Ses qualités de dribble, son sens de la passe, sa percussion font le bonheur de son coach et des tifosi de l’Udinese. Désormais efficace, il délivre dix passes décisives et marque à douze reprises dont un quadruplé face aux Siciliens de Palerme avec Sirigu, Darmian, Balzaretti, Nocerino, Iličić, Pastore et Abel Hernández, humiliés 0-7 au Renzo Barbera. Toujours contre Palerme, il inscrit le même but que son idole Ronaldo en finale de la Coupe de l’UEFA 1998 face à la Lazio et Marchegiani. De relégable à européen, l’Udinese réalise une superbe saison avec une qualification européenne en Champion’s League à la clé (tour préliminaire). L’une des meilleures du club avec l’édition 1997/98 sous Zaccheroni. Avec cette année exceptionnelle, et ce modèle économique assumé, l’Udinese reçoit de nombreuses offres de transfert pour ses meilleurs éléments. Alexis est fortement courtisé par les deux clubs de Manchester mais décide de rejoindre le FC Barcelone pour un montant de vingt-six millions d’euro plus onze millions et demi de bonus. C’est la fin de ce tandem de choc.
Finalement, le duo d’attaque Di Natale / Sánchez n’aura vraiment performé qu’une seule saison. Mais quelle saison ! Avec quarante buts, les deux buteurs sont devenus (statistiquement) l’un des plus grands duos de l’histoire de la Serie A devant Maradona / Careca et proche du record établi par Del Piero / Trezeguet lors de la saison 2007/08. Antonio Di Natale a continué d’écrire sa Légende au Frioul jusqu’en 2016 (39 ans) en ajoutant encore quelques buts pour terminer sa carrière à la sixième place du classement des meilleurs buteurs de l’Histoire de la Serie A avec 209 buts devant Roberto Baggio, Kurt Hamrin, Giuseppe Signori ou Alessandro Del Piero.
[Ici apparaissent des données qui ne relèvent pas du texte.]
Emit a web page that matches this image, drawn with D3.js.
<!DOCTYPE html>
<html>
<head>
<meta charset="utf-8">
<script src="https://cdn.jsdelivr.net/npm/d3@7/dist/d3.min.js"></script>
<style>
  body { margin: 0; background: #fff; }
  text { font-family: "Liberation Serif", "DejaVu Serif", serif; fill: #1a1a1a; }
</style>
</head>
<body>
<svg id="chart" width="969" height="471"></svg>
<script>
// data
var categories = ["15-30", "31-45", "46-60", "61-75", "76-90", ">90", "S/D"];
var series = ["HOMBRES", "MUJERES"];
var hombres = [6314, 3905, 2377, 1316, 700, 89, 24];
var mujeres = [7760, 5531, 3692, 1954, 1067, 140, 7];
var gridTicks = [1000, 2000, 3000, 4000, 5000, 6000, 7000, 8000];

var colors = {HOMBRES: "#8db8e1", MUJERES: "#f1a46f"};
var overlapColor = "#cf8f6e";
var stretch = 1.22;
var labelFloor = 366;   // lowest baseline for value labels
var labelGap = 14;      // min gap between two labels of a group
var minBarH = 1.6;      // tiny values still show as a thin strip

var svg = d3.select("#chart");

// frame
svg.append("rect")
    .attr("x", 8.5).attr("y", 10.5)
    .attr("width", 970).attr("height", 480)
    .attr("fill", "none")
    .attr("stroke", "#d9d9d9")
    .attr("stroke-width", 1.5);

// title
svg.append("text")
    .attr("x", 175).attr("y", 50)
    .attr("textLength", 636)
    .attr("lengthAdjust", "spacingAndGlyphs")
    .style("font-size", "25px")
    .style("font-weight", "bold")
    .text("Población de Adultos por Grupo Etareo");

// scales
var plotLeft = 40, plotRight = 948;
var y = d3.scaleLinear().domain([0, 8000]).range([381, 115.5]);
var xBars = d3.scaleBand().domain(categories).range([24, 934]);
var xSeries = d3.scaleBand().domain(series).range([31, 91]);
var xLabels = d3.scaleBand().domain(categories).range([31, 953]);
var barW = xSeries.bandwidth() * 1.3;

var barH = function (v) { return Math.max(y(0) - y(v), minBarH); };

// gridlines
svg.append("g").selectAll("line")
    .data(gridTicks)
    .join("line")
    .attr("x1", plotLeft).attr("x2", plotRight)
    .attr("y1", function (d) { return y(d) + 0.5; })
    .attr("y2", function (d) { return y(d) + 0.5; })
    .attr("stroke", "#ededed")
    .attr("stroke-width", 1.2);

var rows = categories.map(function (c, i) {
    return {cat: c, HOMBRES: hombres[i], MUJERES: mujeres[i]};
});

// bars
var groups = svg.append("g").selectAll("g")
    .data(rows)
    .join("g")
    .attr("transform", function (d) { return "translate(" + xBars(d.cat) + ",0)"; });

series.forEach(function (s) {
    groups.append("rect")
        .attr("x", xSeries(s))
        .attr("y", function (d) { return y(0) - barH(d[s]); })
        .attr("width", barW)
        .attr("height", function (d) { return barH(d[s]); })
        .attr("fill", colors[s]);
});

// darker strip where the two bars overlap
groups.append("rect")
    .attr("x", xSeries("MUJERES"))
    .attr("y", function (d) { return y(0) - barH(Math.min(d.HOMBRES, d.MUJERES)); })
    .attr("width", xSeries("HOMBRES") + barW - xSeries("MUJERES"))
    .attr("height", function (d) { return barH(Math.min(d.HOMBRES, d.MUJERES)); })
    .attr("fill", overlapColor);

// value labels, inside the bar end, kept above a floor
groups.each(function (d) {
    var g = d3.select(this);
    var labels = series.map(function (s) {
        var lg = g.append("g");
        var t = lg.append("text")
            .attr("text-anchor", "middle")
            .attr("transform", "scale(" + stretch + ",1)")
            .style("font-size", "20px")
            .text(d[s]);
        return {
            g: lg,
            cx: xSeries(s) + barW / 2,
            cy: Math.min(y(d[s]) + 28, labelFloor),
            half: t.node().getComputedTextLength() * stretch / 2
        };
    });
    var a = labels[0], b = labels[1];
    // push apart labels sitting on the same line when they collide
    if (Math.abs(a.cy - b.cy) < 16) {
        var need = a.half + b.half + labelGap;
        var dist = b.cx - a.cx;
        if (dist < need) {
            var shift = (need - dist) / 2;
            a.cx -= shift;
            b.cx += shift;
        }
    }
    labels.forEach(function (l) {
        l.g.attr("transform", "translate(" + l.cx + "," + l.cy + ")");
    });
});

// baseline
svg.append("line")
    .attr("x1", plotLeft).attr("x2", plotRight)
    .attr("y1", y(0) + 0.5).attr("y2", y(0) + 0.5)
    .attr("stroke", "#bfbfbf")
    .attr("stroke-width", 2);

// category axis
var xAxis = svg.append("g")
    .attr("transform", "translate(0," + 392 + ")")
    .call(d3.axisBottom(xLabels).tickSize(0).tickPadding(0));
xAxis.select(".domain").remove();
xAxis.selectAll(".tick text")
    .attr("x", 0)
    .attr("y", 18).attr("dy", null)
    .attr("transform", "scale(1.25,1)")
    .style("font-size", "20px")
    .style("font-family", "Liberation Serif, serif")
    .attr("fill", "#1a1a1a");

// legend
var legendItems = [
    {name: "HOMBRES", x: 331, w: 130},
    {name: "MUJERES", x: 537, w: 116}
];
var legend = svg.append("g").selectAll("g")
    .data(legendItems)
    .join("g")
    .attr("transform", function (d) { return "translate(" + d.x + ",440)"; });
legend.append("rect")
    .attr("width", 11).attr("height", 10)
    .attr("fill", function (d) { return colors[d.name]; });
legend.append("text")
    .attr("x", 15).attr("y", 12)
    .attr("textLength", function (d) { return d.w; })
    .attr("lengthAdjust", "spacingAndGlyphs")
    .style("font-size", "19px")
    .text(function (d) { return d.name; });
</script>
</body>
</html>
De son côté, Alexis Sánchez a poursuivi son parcours avec plus ou moins de succès. En Catalogne, il a d’abord mis du temps pour gagner ses galons de titulaires avant de signer une très belle dernière année. Ensuite, élément majeur avec Arsenal où il glane deux FA Cup, le Chilien quitte Londres pour Manchester sans connaître la même réussite avant de rebondir en Italie avec l’Inter et remporter très certainement le Scudetto 2021. Les tifosi de l’Udinese se souviennent encore de ce duo magique, savant mélange entre l’expérience sereine et la jeunesse triomphante.